We, as a society, have progressed beyond the need for preseason football.
College teams don’t do it, and their seasons are just fine. Yes, it’s a little sloppy in the opening games, but guess what: so is the NFL. And yes, they sell tickets and TV rights for the NFL preseason, but they also just expanded the regular season to 17 games — get rid of the preseason, and maybe you can go to 18, which should happen anyway so that — and this is gonna sound wild — teams can have an equal number of home games and road games.
But most of all, cancel the preseason because football is an incredibly dangerous sport, and the only thing worse than players getting hurt is players getting hurt when it doesn’t mean a damn thing to anyone but the most degenerate gamblers.
Saturday afternoon in Chicago, hearts went into throats as Bills linebacker Andre Smith was blocked by absolutely nobody on the Bears, which gave him a free shot at rookie quarterback Justin Fields.
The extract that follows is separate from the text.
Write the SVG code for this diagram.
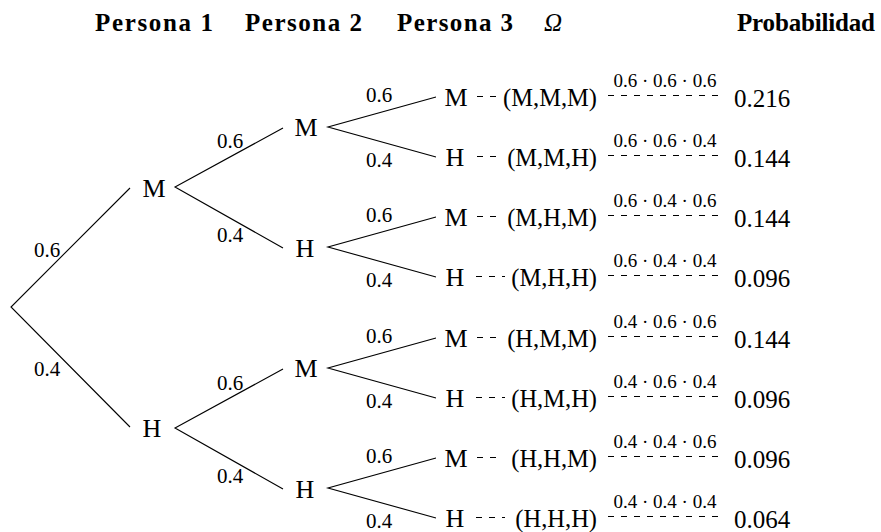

And, oh man, did Smith ever take that free shot. In fact, he went so big on his hit, he knocked Fields’ helmet off and drew a half-the-distance penalty for the personal foul.
We’re not even to the first real game in the pro career of the man who is supposed to be the future of the Bears franchise, and Fields already has taken this hit.
Now… you might think — what with this being a preseason game and not holding any weight at all — the Bears would bring Fields back to the locker room and give him a full check after getting hit so hard, his helmet went a good three yards in the air. You would, of course, think wrong.
Khalil Herbert ran for a 13-yard touchdown on the very next play, and then the Bears went for a two-point conversion, which failed as Fields passed incomplete and Herbert was flagged for unnecessary roughness.
Fields stayed in the game, continuing to get his blocking from the biggest scrubs on Chicago’s preseason roster, because all of this was in the booty minutes of the second half after Andy Dalton started at quarterback. And while that meant Fields got a chance to show off his scrambling ability, it also meant nothing at all, because it was a Bears-Bills preseason game.
Nothing good can come of any of this, and the Bears are lucky that Saturday wasn’t much worse than a Buffalo butt-kicking, whose only positive impact for anyone was a fattening of wallets for people who bet the over.